Sí, nos insistieron tanto en esta imagen de Dios que, cuando de niños, en clase de religión o catequesis, nos pedían un dibujo sobre Caín y Abel, o sobre Abraham e Isaac, la constante de todos esos dibujos era la alargada sombra del pecado y la muerte. Y es que, desde luego, visto así y solo así, solo quedaba cuestionarse la manera tan rara que tiene Dios de practicar eso que llamamos amor.
Pero si practicamos una lectura más generosa, que nos lleve más allá de nuestros fantasmas endogámicos, en esos mismos pasajes encontramos al Dios de la vida. Es Dios el que defiende la vida de Caín. Para ciertas mentalidades “supuestamente religiosas”, Caín se merecería la muerte, o como mínimo el pudrirse en la cárcel. Y es Dios el que envía su brazo, el brazo del ángel, para impedir la muerte de Isaac (lo leeremos con calma en un próximo artículo). Y, por supuesto, es Dios el que preserva la vida del ser humano, y de toda la creación, por medio del Arca de Noé.

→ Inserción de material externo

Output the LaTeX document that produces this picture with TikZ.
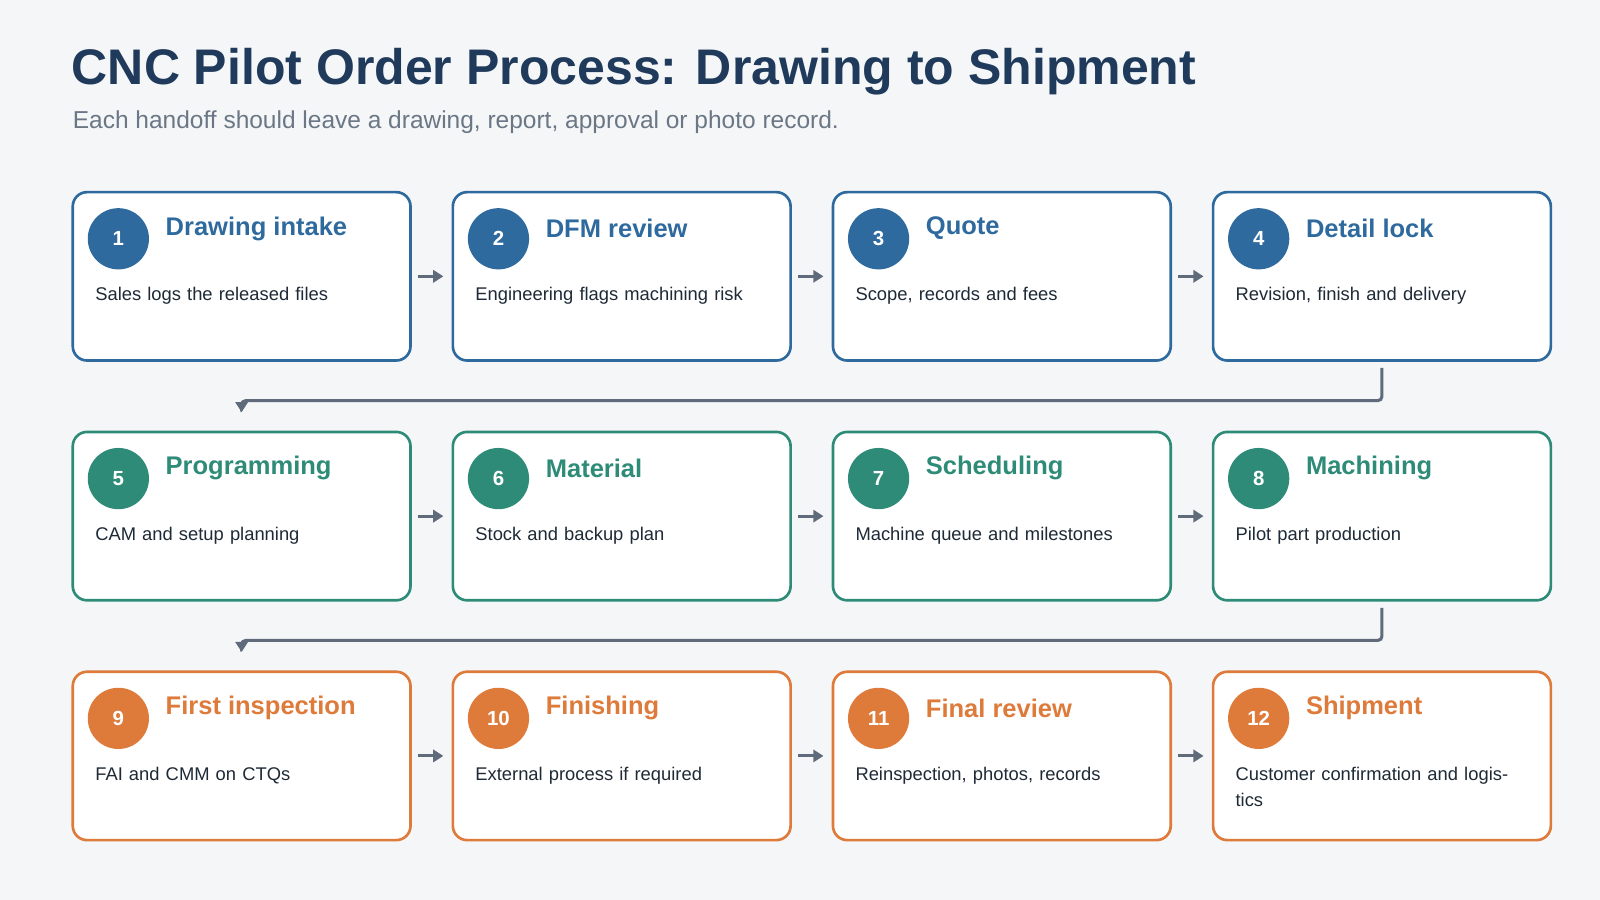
\documentclass[tikz,border=0pt]{standalone}
\usepackage{fontspec}
\setmainfont{Liberation Sans}
\usepackage{xcolor}
\usetikzlibrary{positioning,arrows.meta}
\definecolor{bgc}{HTML}{F4F6F8}
\definecolor{ink}{HTML}{1F3A5A}
\definecolor{sub}{HTML}{6B7785}
\definecolor{bluec}{HTML}{2F6A9E}
\definecolor{tealc}{HTML}{2E8B78}
\definecolor{orngc}{HTML}{DE7A3A}
\definecolor{linec}{HTML}{5F6B7A}
\definecolor{txt}{HTML}{1E2A36}
\tikzset{
  card/.style={draw=#1, line width=1.3pt, fill=white, rounded corners=7pt,
    minimum width=165.5pt, minimum height=82.5pt, anchor=north west, inner sep=0pt},
  num/.style={circle, fill=#1, minimum size=30pt, inner sep=0pt, text=white,
    font=\fontsize{10}{12}\selectfont\bfseries},
  head/.style={anchor=west, text=#1, font=\fontsize{12.5}{15}\selectfont\bfseries, inner sep=0pt},
  desc/.style={anchor=north west, text=txt, font=\fontsize{9}{13}\selectfont,
    inner sep=0pt, align=left, text width=140pt},
  flow/.style={-{Triangle[length=5pt,width=6pt]}, line width=1.5pt, draw=linec},
  turn/.style={-{Triangle[length=5pt,width=6pt]}, line width=1.5pt, draw=linec, rounded corners=2pt}
}
\begin{document}
\begin{tikzpicture}[x=0.5pt,y=-0.5pt]
  \fill[bgc] (0,0) rectangle (1568,882);
  \useasboundingbox (0,0) rectangle (1568,882);

  % title
  \node[anchor=west, inner sep=0pt, text=ink, font=\fontsize{24.5}{28}\selectfont\bfseries] (title) at (70,70)
    {CNC Pilot Order Process: Drawing to Shipment};
  \node[anchor=west, inner sep=0pt, text=sub, font=\fontsize{12}{14}\selectfont] (subtitle) at (71,120)
    {Each handoff should leave a drawing, report, approval or photo record.};

  % cards
  \foreach \n/\c/\r/\col/\hd/\ds in {
    1/0/0/bluec/Drawing intake/Sales logs the released files,
    2/1/0/bluec/DFM review/Engineering flags machining risk,
    3/2/0/bluec/Quote/{Scope, records and fees},
    4/3/0/bluec/Detail lock/{Revision, finish and delivery},
    5/0/1/tealc/Programming/CAM and setup planning,
    6/1/1/tealc/Material/Stock and backup plan,
    7/2/1/tealc/Scheduling/Machine queue and milestones,
    8/3/1/tealc/Machining/Pilot part production,
    9/0/2/orngc/First inspection/FAI and CMM on CTQs,
    10/1/2/orngc/Finishing/External process if required,
    11/2/2/orngc/Final review/{Reinspection, photos, records},
    12/3/2/orngc/Shipment/Customer confirmation and logistics}{
    \node[card=\col] (s\n) at ({70+372.5*\c},{187+235*\r}) {};
    \node[num=\col] (n\n) at ({116+372.5*\c},{234+235*\r}) {\n};
    \node[head=\col] (h\n) at ({162+372.5*\c},{224+235*\r}) {\hd};
    \node[desc] (d\n) at ({93+372.5*\c},{281+235*\r}) {\ds};
  }

  % arrows within rows
  \foreach \a/\b in {1/2,2/3,3/4,5/6,6/7,7/8,9/10,10/11,11/12}{
    \draw[flow] ([xshift=3pt]s\a.east) -- ([xshift=-4pt]s\b.west);
  }

  % row changes
  \coordinate (t5) at ([yshift=9pt]s5.north);
  \coordinate (t9) at ([yshift=9pt]s9.north);
  \draw[turn] ([yshift=-3pt]s4.south) -- ++(0,32) -| (t5);
  \draw[turn] ([yshift=-3pt]s8.south) -- ++(0,32) -| (t9);
\end{tikzpicture}
\end{document}
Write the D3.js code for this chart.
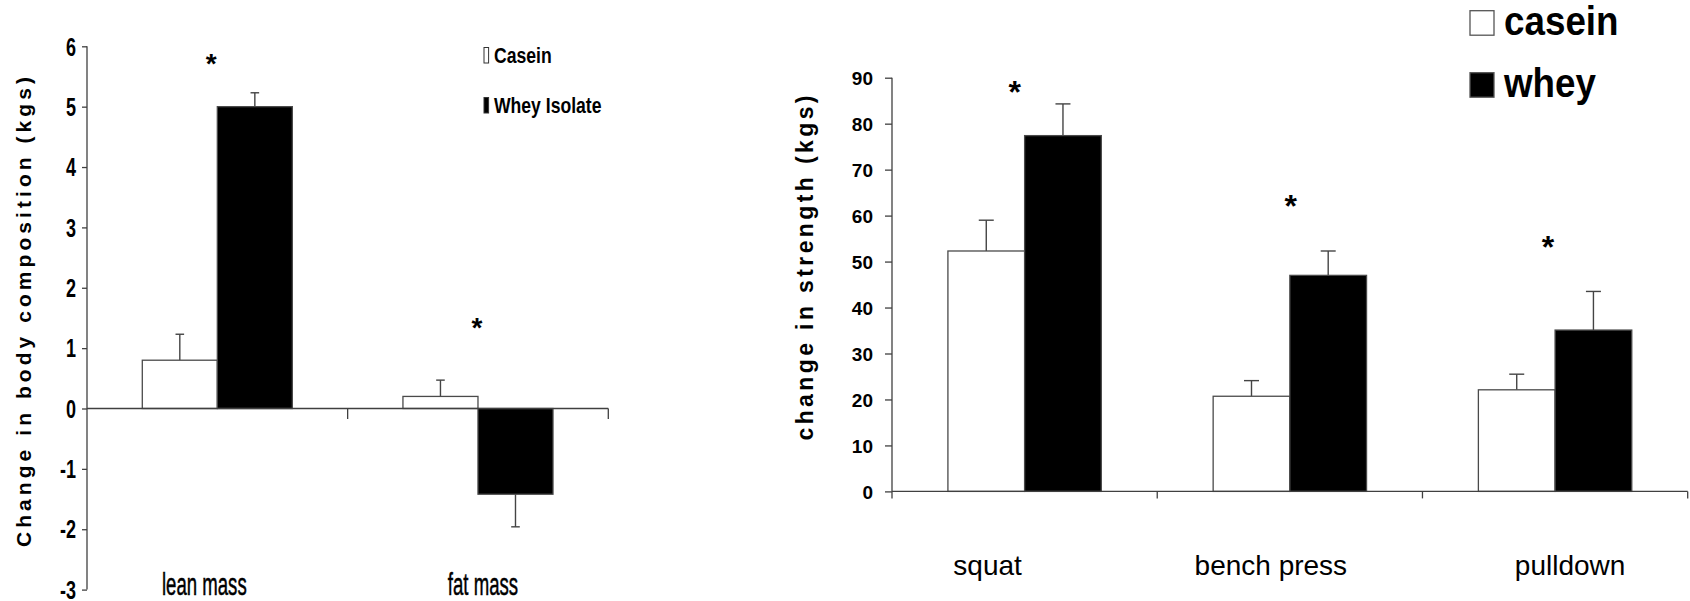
<!DOCTYPE html>
<html>
<head>
<meta charset="utf-8">
<script src="https://cdn.jsdelivr.net/npm/d3@7"></script>
<style>
  html, body { margin: 0; padding: 0; background: #fff; }
  svg { display: block; }
  text { font-family: "Liberation Sans", Arial, sans-serif; fill: #000; }
</style>
</head>
<body>
<svg id="fig" width="1690" height="601"></svg>
<script>
// ---- Body composition panel ----
const bodyCategories = ["lean mass", "fat mass"];
const bodySeries = ["Casein", "Whey Isolate"];
const bodyCasein = [0.8, 0.2];
const bodyCaseinErr = [0.43, 0.27];
const bodyWhey = [5.0, -1.42];
const bodyWheyErr = [0.23, 0.54];
const bodyTicks = [6, 5, 4, 3, 2, 1, 0, -1, -2, -3];
const bodyStarLevel = [5.82, 1.44];

// ---- Strength panel ----
const strengthCategories = ["squat", "bench press", "pulldown"];
const strengthSeries = ["casein", "whey"];
const strengthCasein = [52.3, 20.7, 22.1];
const strengthCaseinErr = [6.7, 3.4, 3.4];
const strengthWhey = [77.4, 47.0, 35.1];
const strengthWheyErr = [6.9, 5.3, 8.4];
const strengthTicks = [0, 10, 20, 30, 40, 50, 60, 70, 80, 90];
const strengthStarLevel = [88.4, 63.6, 54.7];

const svg = d3.select("#fig");
const axisColor = "#404040";
const fills = ["#ffffff", "#000000"];

function drawPanel(cfg) {
  const g = svg.append("g");
  const x = d3.scaleBand().domain(cfg.categories).range(cfg.xRange).padding(0);
  const xs = d3.scaleBand().domain(cfg.series).range([0, x.bandwidth()])
    .paddingInner(0).paddingOuter(cfg.groupPad);
  const y = d3.scaleLinear().domain(cfg.yDomain).range(cfg.yRange);

  const rows = [];
  cfg.categories.forEach((c, i) => {
    cfg.values.forEach((vals, s) => {
      rows.push({ c, s, v: vals[i], e: cfg.errs[s][i] });
    });
  });

  // error bars (one-sided, away from zero)
  const eg = g.append("g").attr("stroke", "#444").attr("stroke-width", 1.4);
  rows.forEach(d => {
    const cx = x(d.c) + xs(cfg.series[d.s]) + xs.bandwidth() / 2;
    const tip = d.v >= 0 ? d.v + d.e : d.v - d.e;
    eg.append("line").attr("x1", cx).attr("x2", cx).attr("y1", y(d.v)).attr("y2", y(tip));
    eg.append("line").attr("x1", cx - cfg.cap).attr("x2", cx + cfg.cap).attr("y1", y(tip)).attr("y2", y(tip));
  });

  // bars
  g.append("g").selectAll("rect").data(rows).join("rect")
    .attr("x", d => x(d.c) + xs(cfg.series[d.s]))
    .attr("width", xs.bandwidth())
    .attr("y", d => y(Math.max(0, d.v)))
    .attr("height", d => Math.abs(y(d.v) - y(0)))
    .attr("fill", d => fills[d.s])
    .attr("stroke", "#4a4a4a")
    .attr("stroke-width", 1.3);

  // y axis
  const yAxis = d3.axisLeft(y).tickValues(cfg.ticks).tickSize(cfg.yTickLen)
    .tickPadding(cfg.yTickPad).tickFormat(d => String(d));
  const ya = g.append("g").attr("transform", `translate(${cfg.xRange[0]},0)`).call(yAxis);
  ya.select(".domain").attr("stroke", axisColor).attr("stroke-width", 1.3)
    .attr("d", `M0,${cfg.yRange[0]}V${cfg.yRange[1]}`);
  ya.selectAll(".tick line").attr("stroke", axisColor).attr("stroke-width", 1.3);
  ya.selectAll(".tick text")
    .attr("font-family", "'Liberation Sans', Arial, sans-serif")
    .attr("font-size", cfg.yTickFont).attr("font-weight", "bold").attr("fill", "#000")
    .attr("dy", "0.35em")
    .attr("transform", function () {
      const tx = +d3.select(this).attr("x");
      return `translate(${tx},0) scale(${cfg.yTickScale},1)`;
    })
    .attr("x", 0);

  // zero line with category separators
  const y0 = y(0);
  const xa = g.append("g").attr("stroke", axisColor).attr("stroke-width", 1.3);
  xa.append("line").attr("x1", cfg.xRange[0]).attr("x2", cfg.xRange[1]).attr("y1", y0).attr("y2", y0);
  const seps = cfg.categories.map(c => x(c) + x.bandwidth()).concat(cfg.sepAtStart ? [cfg.xRange[0]] : []);
  seps.forEach(sx => xa.append("line").attr("x1", sx).attr("x2", sx).attr("y1", y0).attr("y2", y0 + cfg.sepLen));

  // category labels
  cfg.categories.forEach((c, i) => {
    const cx = x(c) + x.bandwidth() / 2 + cfg.labelShift[i];
    g.append("text")
      .attr("transform", `translate(${cx},${cfg.labelY}) scale(${cfg.labelScale},1)`)
      .attr("text-anchor", "middle")
      .attr("font-size", cfg.labelFont)
      .attr("stroke", "#000").attr("stroke-width", cfg.labelStroke)
      .text(c);
  });

  // significance markers
  cfg.categories.forEach((c, i) => {
    const cx = x(c) + x.bandwidth() / 2 + cfg.starShift[i];
    g.append("text")
      .attr("x", cx).attr("y", y(cfg.stars[i]) + cfg.starFont * 0.55)
      .attr("text-anchor", "middle")
      .attr("font-size", cfg.starFont).attr("font-weight", "bold")
      .text("*");
  });

  // y title
  g.append("text")
    .attr("transform", `translate(${cfg.titleX},${cfg.titleY}) rotate(-90)`)
    .attr("text-anchor", "middle")
    .attr("font-size", cfg.titleFont).attr("font-weight", "bold")
    .attr("textLength", cfg.titleLen).attr("lengthAdjust", "spacing")
    .text(cfg.title);

  return { x, y };
}

drawPanel({
  categories: bodyCategories, series: bodySeries,
  values: [bodyCasein, bodyWhey], errs: [bodyCaseinErr, bodyWheyErr],
  ticks: bodyTicks, stars: bodyStarLevel,
  xRange: [87, 608.3], yDomain: [-3, 6], yRange: [589.6, 46.3],
  groupPad: 0.737, cap: 4.3,
  yTickLen: 5, yTickPad: 6, yTickFont: 25, yTickScale: 0.72,
  sepLen: 10.5, sepAtStart: false,
  labelShift: [-13, 5], labelY: 595, labelFont: 31, labelScale: 0.6, labelStroke: 0.5,
  starShift: [-6, -1], starFont: 28,
  title: "Change in body composition (kgs)", titleX: 31, titleY: 312, titleFont: 21, titleLen: 470
});

drawPanel({
  categories: strengthCategories, series: strengthSeries,
  values: [strengthCasein, strengthWhey], errs: [strengthCaseinErr, strengthWheyErr],
  ticks: strengthTicks, stars: strengthStarLevel,
  xRange: [892, 1687.7], yDomain: [0, 90], yRange: [491.4, 77.7],
  groupPad: 0.729, cap: 7.5,
  yTickLen: 7, yTickPad: 12, yTickFont: 19, yTickScale: 1,
  sepLen: 7, sepAtStart: true,
  labelShift: [-37, -19, 15], labelY: 575, labelFont: 28, labelScale: 1, labelStroke: 0,
  starShift: [-10, 1, -7], starFont: 32,
  title: "change in strength (kgs)", titleX: 813, titleY: 268, titleFont: 23, titleLen: 345
});

// ---- legends ----
const legBody = svg.append("g");
bodySeries.forEach((s, i) => {
  const top = [47.5, 97.5][i];
  legBody.append("rect").attr("x", 484).attr("y", top).attr("width", 4.6).attr("height", 15.5)
    .attr("fill", fills[i]).attr("stroke", "#333").attr("stroke-width", 1);
  legBody.append("text")
    .attr("transform", `translate(494,${top + 15.5}) scale(0.8,1)`)
    .attr("font-size", 22).attr("font-weight", "bold")
    .text(s);
});

const legStr = svg.append("g");
strengthSeries.forEach((s, i) => {
  const top = [10.7, 72.7][i];
  legStr.append("rect").attr("x", 1470).attr("y", top).attr("width", 24).attr("height", 24.5)
    .attr("fill", fills[i]).attr("stroke", "#555").attr("stroke-width", 1.3);
  legStr.append("text")
    .attr("transform", `translate(1504,${top + 24.3}) scale(0.92,1)`)
    .attr("font-size", 40).attr("font-weight", "bold")
    .text(s);
});
</script>
</body>
</html>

Y es en este aspecto en el que quisiera ahora fijarme. Dios no se contenta con salvar tan solo al ser humano, sino que además es al ser humano al que le pide que salve a toda la creación. Quizá sea esta la gran catequesis de este pasaje. Todo aquello que al principio “vio Dios que era bueno”, ahora, pasado el tiempo, lo sigue reconociendo como bueno y, por tanto, digno de rescatar y conservar. Y así, hasta el día de hoy.
Por desgracia, aún hoy muchos se toman esta llamada a respetar la creación, a practicar la ecología, como algo meramente opinable, cuando no lo convierten en “cosa de progres primaverales”. Y todavía es más triste cuando esto se hace desde ciertas que pretenden ser cristianas o, al menos, se autodenominan inspiradas por el humanismo cristiano. Lo que, tantas veces, es lo mismo que no decir nada o, aún peor, manipular la verdad.
Ya sabemos que algunos inconfesables intereses económicos, pretenden hacernos creer que no existe el calentamiento global de la tierra. Lo duro de asimilar es que algunos medios de comunicación, y algunos de ellos de propiedad de la Iglesia en España, aún sabiendo que es lo que dice el magisterio pontificio sobre la cuestión, se sumen a defender esos intereses. El Papa Francisco ha apuntado en la Evangelii Gaudium que debemos dejar de ser ingenuos respecto de las bondades del mercado.
Y, por supuesto, que es ridícula una ecología que se preocupe de todo lo creado por encima del ser humano. Pero igual de ridículo es separar la ecología humana de la ecología ambiental. De la misma manera que el Papa Juan Pablo II nos hizo ver que no debíamos hacer una teología de la persona que separase alma de cuerpo, de igual forma tampoco se debe separar la defensa de la vida de la defensa de lo que Dios creó como necesario para el desarrollo y felicidad de la vida humana.
Que el agua del diluvio ahogue los prejuicios y que Dios nos regale un despertar del respeto a toda su Creación.